This Article is From May 25, 2017

Violence Erupts At Protest Against Brazil's President Michel Temer, Austerity

Organized by leftist groups and trade unions, the protesters poured into the center of Brazil's capital and advanced on the Planalto presidential palace.

Violence Erupts At Protest Against Brazil's President Michel Temer, Austerity

Police stopped protestors with a barrage of gas, while some protestors threw stones back (AFP)

Braslia: Police fired tear gas and stun grenades Wednesday in confrontations with a crowd of at least 25,000 marching on Brazil's presidential palace to demand the resignation of embattled President Michel Temer and an end to austerity reforms.

Organized by leftist groups and trade unions, the protesters poured into the center of Brazil's capital and advanced on the Planalto presidential palace.

Police stopped them from approaching further with a barrage of gas, while some protesters threw stones back and brandished sticks.

"Out with Temer," the crowd chanted.

Brazil's left is smelling blood just over a year since Michel Temer took over from Workers' Party president Dilma Rousseff after she was impeached for illegally manipulating government accounts.

Temer, from the center-right PMDB party, is reeling from a probe into his alleged corruption and opponents say he could soon be removed from power. The future of his market-friendly reforms package -- especially cuts in the country's generous but unaffordable pension system -- is equally unclear.

"It's the end of this putchist government. That's why the people have taken to the streets," said Francisca Gomes, 59, who came from Sao Paulo for the protest and carried a funeral ribbon carrying the image of the president and the words: "RIP Temer."

Brasilia's security service said that 500 buses had converged on the capital, with some 25,000 protesters. Organizers claimed there were far more, but an independent estimate was not immediately possible.

The protest began peacefully but clashes erupted almost as soon as the crowd got close to the government complex, where large numbers of riot police hiding behind black shields and others on horseback stood in reserve.

Driven back, the protesters spread out, with some throwing stones against ministry buildings.

"Damned government," a man said as he retreated, with eyes streaming from the effects of the tear gas.

"In a democracy, no government can resist when the people take to the streets," said Dorival Pereira, 60, who had traveled 18 hours from Mato Grosso do Sul to be at the protest.

Like many demonstrators, she wore a T-shirt with the slogan "Elections now!"

'Temer will fall'

Temer says the austerity reforms are already working and that more measures, especially pension reform, are needed. Latin America's biggest economy has been stuck in deep recession for two years and is just now showing the first signs of returning to growth, although unemployment is at nearly 14 percent.

However, Temer has been fighting for his political life since last week after allegations that he attempted to pay hush money to a jailed politician and was involved in bribery.
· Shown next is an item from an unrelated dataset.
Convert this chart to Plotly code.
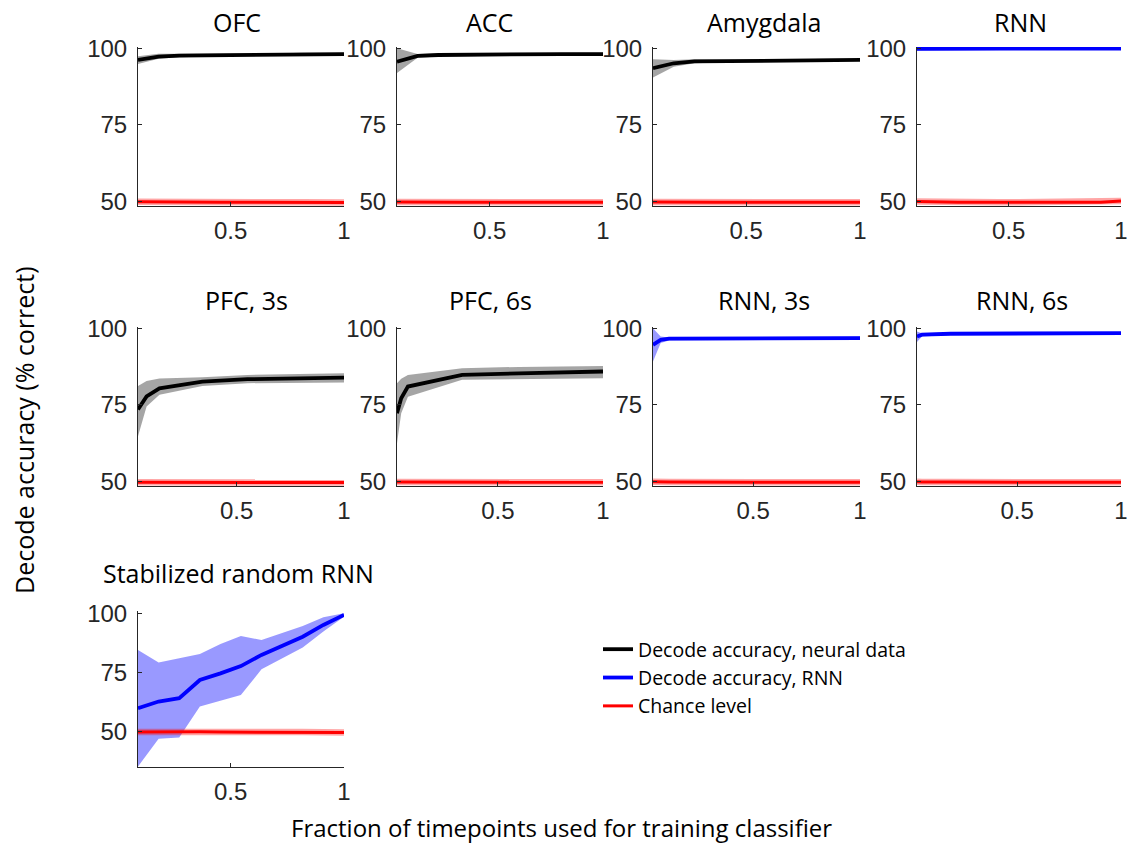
import plotly.graph_objects as go

# ---------------- data ----------------
ROW1_X = [0.091, 0.182, 0.273, 0.364, 0.455, 0.545, 0.636, 0.727, 0.818, 0.909, 1.0]

OFC_MEAN = [96.2, 97.3, 97.6, 97.7, 97.8, 97.9, 97.9, 98.0, 98.0, 98.1, 98.1]
OFC_LO = [94.9, 96.6, 97.1, 97.3, 97.4, 97.5, 97.5, 97.6, 97.6, 97.7, 97.7]
OFC_HI = [97.4, 98.2, 98.2, 98.2, 98.3, 98.3, 98.4, 98.4, 98.5, 98.5, 98.5]
OFC_CHANCE = [50.0, 49.9, 49.8, 49.8, 49.8, 49.8, 49.8, 49.8, 49.8, 49.8, 49.7]

ACC_MEAN = [95.6, 97.5, 97.8, 97.9, 97.9, 98.0, 98.0, 98.0, 98.1, 98.1, 98.1]
ACC_LO = [91.9, 96.9, 97.3, 97.4, 97.5, 97.6, 97.6, 97.6, 97.7, 97.7, 97.7]
ACC_HI = [100.0, 98.1, 98.3, 98.4, 98.4, 98.4, 98.4, 98.5, 98.5, 98.5, 98.5]
ACC_CHANCE = [49.9, 49.8, 49.8, 49.8, 49.8, 49.8, 49.8, 49.8, 49.8, 49.8, 49.8]

AMY_MEAN = [93.5, 95.1, 95.7, 95.8, 95.9, 96.0, 96.0, 96.1, 96.1, 96.2, 96.2]
AMY_LO = [90.5, 94.0, 95.1, 95.4, 95.5, 95.6, 95.6, 95.7, 95.7, 95.8, 95.8]
AMY_HI = [96.4, 96.2, 96.4, 96.3, 96.3, 96.4, 96.4, 96.5, 96.5, 96.6, 96.6]
AMY_CHANCE = [49.9, 49.8, 49.8, 49.8, 49.8, 49.8, 49.8, 49.8, 49.8, 49.8, 49.8]

RNN_MEAN = [99.8, 99.9, 99.9, 99.9, 99.9, 99.9, 99.9, 99.9, 99.9, 99.9, 99.9]
RNN_LO = [99.3, 99.5, 99.5, 99.5, 99.5, 99.5, 99.5, 99.5, 99.5, 99.5, 99.5]
RNN_HI = [100.3, 100.3, 100.3, 100.3, 100.3, 100.3, 100.3, 100.3, 100.3, 100.3, 100.3]
RNN_CHANCE = [50.1, 49.9, 49.8, 49.8, 49.8, 49.8, 49.8, 49.8, 49.8, 49.8, 50.2]

PFC3_X = [0.04, 0.08, 0.14, 0.34, 0.55, 1.0]
PFC3_MEAN = [73.5, 77.8, 80.4, 82.6, 83.4, 83.9]
PFC3_LO = [64.8, 74.5, 78.3, 81.2, 82.1, 82.3]
PFC3_HI = [81.2, 82.8, 83.6, 84.0, 84.8, 85.3]
PFC3_CHANCE = [49.8, 49.8, 49.8, 49.7, 49.7, 49.7]

PFC6_X = [0.02, 0.04, 0.072, 0.33, 0.6, 1.0]
PFC6_MEAN = [72.3, 77.2, 81.0, 84.8, 85.3, 85.9]
PFC6_LO = [62.5, 72.3, 77.7, 83.2, 83.5, 83.7]
PFC6_HI = [82.1, 83.5, 84.8, 87.0, 87.4, 87.7]
PFC6_CHANCE = [49.9, 49.9, 49.8, 49.8, 49.8, 49.8]

RNN3_X = [0.032, 0.068, 0.107, 0.5, 1.0]
RNN3_MEAN = [94.6, 96.2, 96.6, 96.7, 96.8]
RNN3_LO = [89.2, 95.2, 96.0, 96.2, 96.3]
RNN3_HI = [100.0, 97.3, 97.0, 97.1, 97.3]
RNN3_CHANCE = [50.0, 49.9, 49.9, 49.8, 49.8]

RNN6_X = [0.018, 0.042, 0.18, 0.5, 1.0]
RNN6_MEAN = [97.3, 97.9, 98.2, 98.3, 98.4]
RNN6_LO = [95.5, 97.3, 97.8, 97.9, 98.0]
RNN6_HI = [98.9, 98.4, 98.6, 98.7, 98.8]
RNN6_CHANCE = [50.0, 49.9, 49.9, 49.8, 49.8]

STAB_X = [0.091, 0.182, 0.273, 0.364, 0.455, 0.545, 0.636, 0.727, 0.818, 0.909, 1.0]
STAB_MEAN = [59.9, 62.7, 64.1, 71.8, 74.6, 77.7, 82.4, 86.2, 90.1, 95.1, 99.3]
STAB_LO = [35.2, 46.9, 47.5, 60.6, 63.1, 65.5, 76.3, 81.0, 85.6, 92.3, 98.6]
STAB_HI = [84.5, 79.2, 81.0, 82.8, 87.0, 90.4, 88.7, 91.8, 94.6, 98.3, 100.0]
STAB_CHANCE = [49.8, 49.9, 50.0, 49.9, 49.8, 49.8, 49.8, 49.8, 49.8, 49.7, 49.6]

TITLES = ["OFC", "ACC", "Amygdala", "RNN", "PFC, 3s", "PFC, 6s", "RNN, 3s", "RNN, 6s",
          "Stabilized random RNN"]
KINDS = ["neural", "neural", "neural", "rnn", "neural", "neural", "rnn", "rnn", "rnn"]
X_TICKS = [0.5, 1]
X_TICK_TEXT = ["0.5", "1"]
Y_TICKS = [50, 75, 100]
LEGEND_NAMES = ["Decode accuracy, neural data", "Decode accuracy, RNN", "Chance level"]
X_LABEL = "Fraction of timepoints used for training classifier"
Y_LABEL = "Decode accuracy (% correct)"

panels = [
    (ROW1_X, OFC_MEAN, OFC_LO, OFC_HI, OFC_CHANCE),
    (ROW1_X, ACC_MEAN, ACC_LO, ACC_HI, ACC_CHANCE),
    (ROW1_X, AMY_MEAN, AMY_LO, AMY_HI, AMY_CHANCE),
    (ROW1_X, RNN_MEAN, RNN_LO, RNN_HI, RNN_CHANCE),
    (PFC3_X, PFC3_MEAN, PFC3_LO, PFC3_HI, PFC3_CHANCE),
    (PFC6_X, PFC6_MEAN, PFC6_LO, PFC6_HI, PFC6_CHANCE),
    (RNN3_X, RNN3_MEAN, RNN3_LO, RNN3_HI, RNN3_CHANCE),
    (RNN6_X, RNN6_MEAN, RNN6_LO, RNN6_HI, RNN6_CHANCE),
    (STAB_X, STAB_MEAN, STAB_LO, STAB_HI, STAB_CHANCE),
]

# ---------------- layout geometry (pixels) ----------------
W, H = 1128, 847
COLS = [(138, 344), (397, 603), (653, 860), (917, 1121)]
ROWS = [(47, 206), (327, 486), (610.5, 767)]
Y_RANGES = [(48.6, 100.4), (48.6, 100.4), (35, 101.2)]
GRID = [(0, 0), (0, 1), (0, 2), (0, 3), (1, 0), (1, 1), (1, 2), (1, 3), (2, 0)]
TITLE_X = [237, 489, 764, 1020, 246, 490, 764, 1022, 239]
TITLE_Y = [22, 22, 22, 22, 300, 300, 300, 300, 573]

AXIS_COLOR = "#262626"
TICK_FONT = dict(family="Liberation Sans, Arial, sans-serif", size=24, color=AXIS_COLOR)
TEXT_FONT = "Open Sans, sans-serif"

STYLE = {
    "neural": dict(line="rgb(0,0,0)", band="rgba(110,110,110,0.62)"),
    "rnn": dict(line="rgb(0,0,255)", band="rgba(0,0,255,0.4)"),
}

fig = go.Figure()
legend_done = set()
layout = {}
annotations = []
for i, ((x, mean, lo, hi, chance), kind, (r, c)) in enumerate(zip(panels, KINDS, GRID)):
    n = i + 1
    xs = "x" if n == 1 else f"x{n}"
    ys = "y" if n == 1 else f"y{n}"
    st = STYLE[kind]
    # error band
    fig.add_trace(go.Scatter(
        x=list(x) + list(x)[::-1], y=list(hi) + list(lo)[::-1],
        fill="toself", fillcolor=st["band"], line=dict(width=0),
        mode="lines", showlegend=False, hoverinfo="skip", xaxis=xs, yaxis=ys))
    # chance level (light halo + line)
    fig.add_trace(go.Scatter(
        x=x, y=chance, mode="lines", line=dict(color="rgba(255,0,0,0.35)", width=6.5),
        showlegend=False, hoverinfo="skip", xaxis=xs, yaxis=ys))
    show_red = "chance" not in legend_done
    legend_done.add("chance")
    fig.add_trace(go.Scatter(
        x=x, y=chance, mode="lines", line=dict(color="rgb(255,0,0)", width=3),
        name=LEGEND_NAMES[2], legendgroup="c", legendrank=3, showlegend=show_red,
        xaxis=xs, yaxis=ys))
    # mean line
    show_mean = kind not in legend_done
    legend_done.add(kind)
    fig.add_trace(go.Scatter(
        x=x, y=mean, mode="lines", line=dict(color=st["line"], width=3.8),
        name=LEGEND_NAMES[0] if kind == "neural" else LEGEND_NAMES[1],
        legendgroup=kind, legendrank=1 if kind == "neural" else 2,
        showlegend=show_mean, xaxis=xs, yaxis=ys))

    x0, x1 = COLS[c]
    y0, y1 = ROWS[r]
    common = dict(showline=True, linecolor=AXIS_COLOR, linewidth=1, ticks="inside",
                  ticklen=4, tickcolor=AXIS_COLOR, tickwidth=1, showgrid=False,
                  zeroline=False, tickfont=TICK_FONT, mirror=False, fixedrange=True,
                  automargin=False)
    layout["xaxis" if n == 1 else f"xaxis{n}"] = dict(
        domain=[x0 / W, x1 / W], anchor=ys, range=[x[0], 1.0],
        tickmode="array", tickvals=X_TICKS, ticktext=X_TICK_TEXT, ticklabelstandoff=3, **common)
    layout["yaxis" if n == 1 else f"yaxis{n}"] = dict(
        domain=[1 - y1 / H, 1 - y0 / H], anchor=xs, range=list(Y_RANGES[r]),
        tickmode="array", tickvals=Y_TICKS, ticklabelstandoff=5, **common)
    annotations.append(dict(text=TITLES[i], x=TITLE_X[i] / W, y=1 - TITLE_Y[i] / H,
                            xref="paper", yref="paper", xanchor="center", yanchor="middle",
                            showarrow=False, font=dict(family=TEXT_FONT, size=25, color="black")))

annotations.append(dict(text=X_LABEL, x=561 / W, y=1 / H, xref="paper", yref="paper",
                        xanchor="center", yanchor="bottom", showarrow=False,
                        font=dict(family=TEXT_FONT, size=24, color="black")))
annotations.append(dict(text=Y_LABEL, x=24 / W, y=1 - 430 / H, xref="paper", yref="paper",
                        xanchor="center", yanchor="middle", textangle=-90, showarrow=False,
                        font=dict(family=TEXT_FONT, size=25, color="black")))

fig.update_layout(
    width=W, height=H, margin=dict(l=0, r=0, t=0, b=0, pad=0, autoexpand=False),
    paper_bgcolor="white", plot_bgcolor="white",
    annotations=annotations,
    legend=dict(x=598 / W, y=1 - 630 / H, xanchor="left", yanchor="top",
                font=dict(family=TEXT_FONT, size=19.5, color="black"),
                bgcolor="rgba(0,0,0,0)", tracegroupgap=0, itemwidth=30),
    **layout,
)
fig.write_html("out.html")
The scandal follows a landslide of other corruption allegations against much of Temer's government and Congress in a huge probe known as "Operation Car Wash."

For now, the president is trying to shore up his congressional alliance to resist calls for his impeachment. He has said he did nothing wrong and will not resign.

But analysts say that intense negotiations are going on behind the scenes to find the least traumatic way possible for Temer to be eased out.

Because he has no vice president, the constitution would require a 30-day period led by the speaker of the lower house, followed by an indirect election in which Congress picks a new president to rule until after scheduled elections in October 2018.

Congress is riddled with its own corruption scandals, however, and popular sentiment is growing in favor of moving up the presidential election -- which would require Congress to approve a constitutional amendment.

"Temer will fall. Everyone says this is government is dead," Senator Gleisi Hoffman, from the Workers' Party, told AFP. Gleisi said the left was "making it clear that our option is for a direct election."

But Mauro Pereira, a pro-government deputy from the PMDB, said Temer wasn't going anywhere. "We're not discussing the president's possible exit. Deputies understand what would happen and the concern that there is for the Brazilian economy," he said.